Intermediate Algebra/Variables

Template:Algebra Page The grammar of algebra describes how symbols are grouped together to express meaning in algebraic expressions. It is much easier to learn algebra when you know what the symbols mean.

We will deal with symbols that represent unspecified numbers. They serve as placeholders for numbers that we do not know, or numbers that vary. These symbols are called variables. Symbols that represent unchanging and specific numbers are called constants.

Variables are typically written using letters, such as x, t, or A. Constants are typically written as the numbers themselves, such as 2, -5, and 0.75, or as special reserved characters, like π.

(Exercise) Decide whether the following are variables or constants: 1, 2, 3, a

Answer: Since the symbols 1, 2, and 3 represent specific numbers, they are constants. Since a represents an unspecified number, it is a variable.

Dependent variables depend on other variables. Their value changes based on the value of something else. Independent variables vary, but they do not change based on the value of other variables.

(Exercise). There are a number of litres of fuel in a gas tank, represented by f. The speedometer points at a number, represented by s. The fuel gauge is pointing at a number, represented by g. Of f, s, and g, which is dependent, and which is independent?

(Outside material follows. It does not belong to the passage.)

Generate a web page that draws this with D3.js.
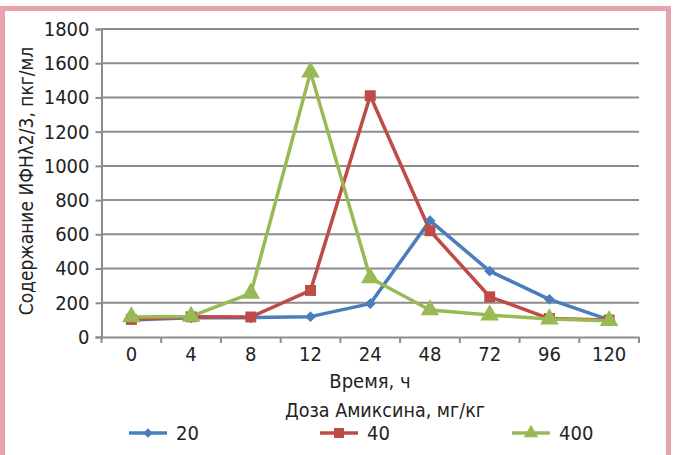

Answer: The gauge's reading (g) depends on the amount of fuel in the tank (f). g is dependent, while f is independent. s, the speedometer, is irrelevant.

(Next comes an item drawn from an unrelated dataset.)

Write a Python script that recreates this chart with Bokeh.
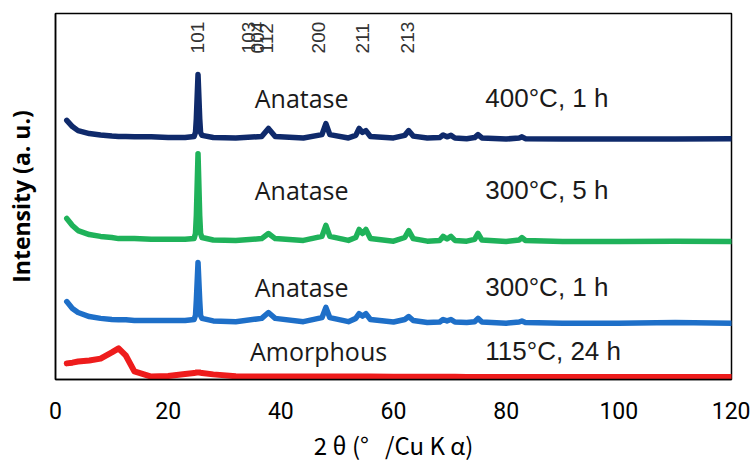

By convention, we call the dependent variable y and place it alone and on the left side of the equation. We call the independent variable x and place it on the right.

Y = x + 2

Here, both Y and x are variables, while 2 is a constant. Without more information (what does Y, or x, represent?), we can't know for sure which variable is which, but because of the convention, we can safely assume that Y is dependent, while x is independent.

• A coefficient is a variable or number that is multiplied by something other than itself

In the equation y = 3x + 7, the 3 is the coefficient of x, and the 7 is a constant.

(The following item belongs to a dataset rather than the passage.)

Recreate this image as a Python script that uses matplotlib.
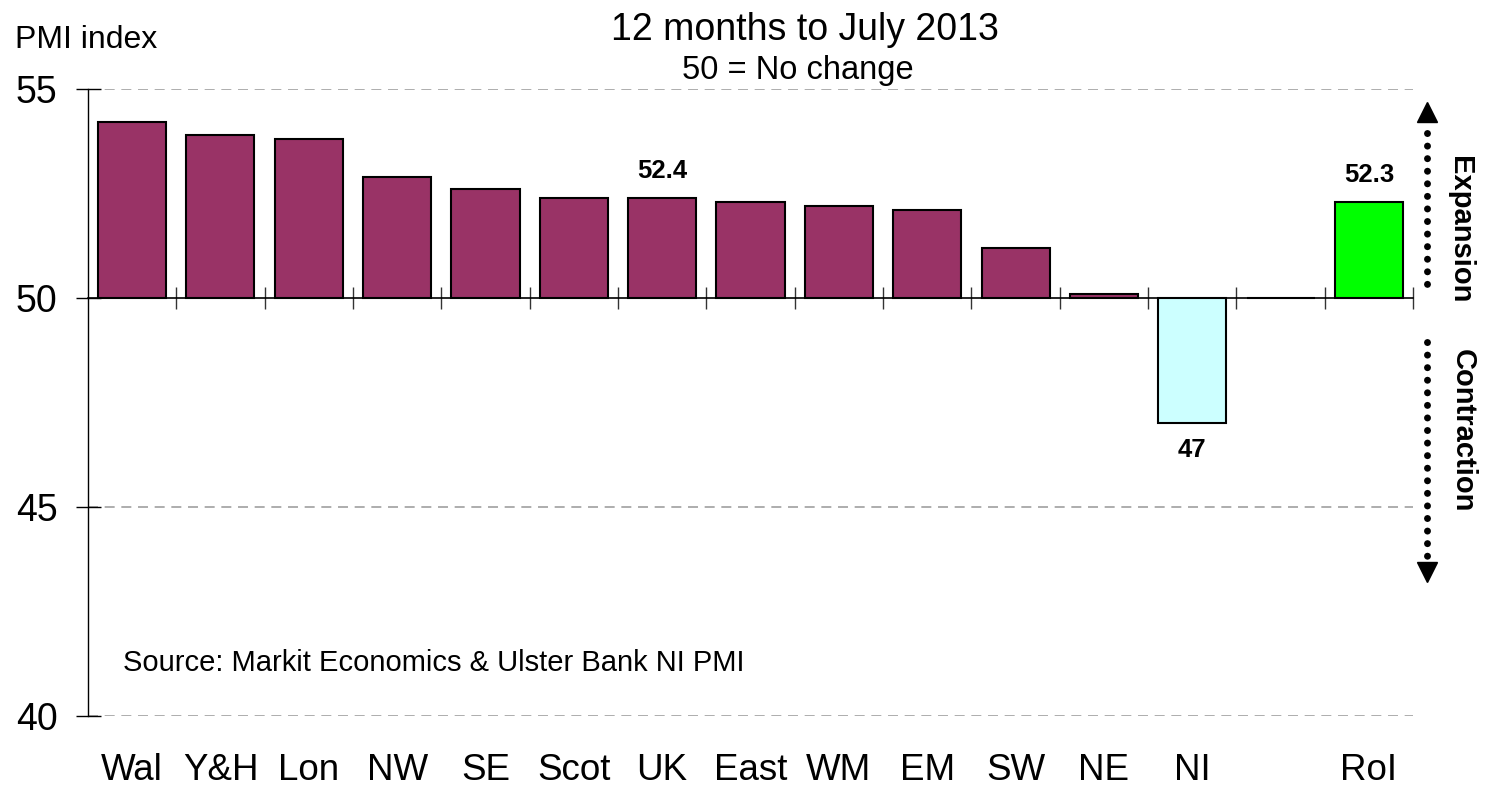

In algebra a "term", or monomial, is made up of any number of constants, variables, exponents, etc. that are multiplied with one another. More technically, a monomial is made up of any member of a family of functions multiplied by any number of members of other families of functions. (More on functions and families later.)

Some examples of monomials:
7
7x
7x²
7x²y³

Notice the identifying feature of the monomial is that there is no addition or subtraction. Therefore, 7x + 2y would not be a monomial.

Like Terms, generally, are monomials that have two things in common:
1) They are composed of the same variables.
2) Those variables share the same exponents.
Note: Constants do not matter when identifying like terms.

If two monomials are "like", they can be added/subtracted. This is often referred to combining like terms.
Example: 7x + 2xy + 3y² + 4x + 4y³

The only terms that are "like" are 7x and 4x. This means we can add them together into one term, 11x. 3y² and 4y³ are close, but since the y parts have different exponents, they are not like terms.

When adding like terms, only change the constants. The exponents will not change.
Example: 3x² + 2x² + 4x²y² + 5x²y²
Combining like terms will give us 5x² + 9x²y²

Combining like terms is important in mathematics because it gives us the simplest, least cluttered solution. Here is one last example:
3x + 7x²y⁴ + 5x⁴y² + 2x³ + 8y⁵ + 3xyz
None of the monomials are like terms, so we are as simple as we can get.

Algebraic expressions are a combination of terms connected by operators. Examples include ${\displaystyle \frac{2}{3}}$, ${\displaystyle x-2}$, ${\displaystyle \frac{a}{b}+8}$, and ${\displaystyle \frac{y-b}{m}}$.

Multiplying a given number by a sum yields the same result as multiplying the number by each addend in the sum, then adding the resultant products.*

This may be hard to grasp when reading about it in the abstract, but the following example should help:

3(6+2) = 3(8) = 24

3(6+2) = 3(6) + 3(2) = 18 + 6 = 24

We will be using the Distributive Property a lot when solving algebraic problems. It can be used to "switch" between equivalent representations of unknown quantities, which gives us a great deal of flexibility, since we can pick the representation that is easiest to work with when dealing with a particular problem. Take a look at the example below:

3(x+2) = 3x+3(2) = 3x+6

7a + 2a = (7 + 2)a = 9a (this is the rationale for adding "like" (or "similar") terms)

Depending on the situation, either the expression on the right or the left may be more useful.